Whatever their shortcomings, we cannot take away from these men and women their success in rolling out the most important economic reforms in the annals of our great Federal Republic. The stabilisation of the naira, the rebirth of Abuja as a decent and liveable city, sanitisation of the banking and financial sector, settlement of our debt with the Paris Club – the unprecedented growth in the macroeconomy – are no mean achievements by any standards.
It was by no means a uniformly successful effort, of course. While growth averaged over 7 percent between 2003 and 2007, the indices of poverty and unemployment continued to worsen. The World Bank described the phenomenon as ‘jobless growth’. The civil service, in spite of the rhetoric of reform, remained a Byzantine behemoth characterised by graft, venality and sloth. Overwhelming dependence on petroleum for the bulk of our revenues remained a stumbling block. Failure to provide something as mundane as electricity for the majority of our people is something for which we ought to feel real shame. By now, someone ought to have been put behind bars for the over $16 billion that was invested in the power sector, with absolutely nothing to show for it. And the fact that we needed trillions of naira to rescue the financial sector in recent years meant that we did not know the full extent of what some people were really up to with regard to our much vaunted ‘banking consolidation’ exercise of 2004 to 2006.
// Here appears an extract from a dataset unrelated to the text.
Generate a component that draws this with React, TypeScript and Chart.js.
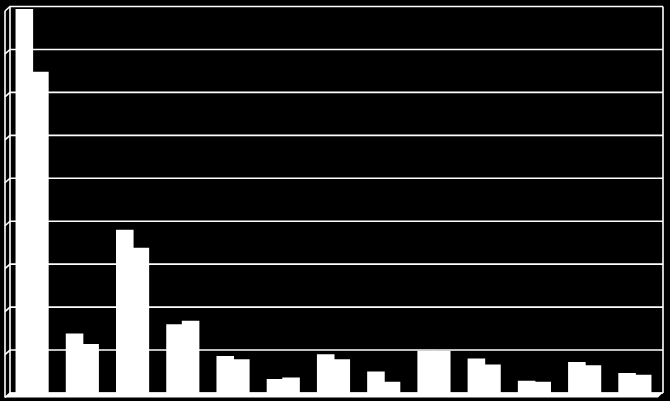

It says much about the book that its contents have been greeted with such wild howls from Ota and Yola. Nasir El-Rufai had a rather complicated relationship with his political masters. With the former President, it was apparently a ‘love-hate relationship’. When he was to be appointed Minister for FCT, for example, Obasanjo drew him aside and bellowed: “You know you are a useless man…But I am going to nominate you to be a minister” (p.65). The President explained that what he needed done in Abuja could only be accomplished by someone with El-Rufai’s type of guts. Their quarrels were interminable, “…in a single 45 minutes meeting, I argued with Obasanjo twice, and our debating took up nearly one third of the time” (p. 65); “My disagreements with Obasanjo did not end…” (p. 131). On and on he goes.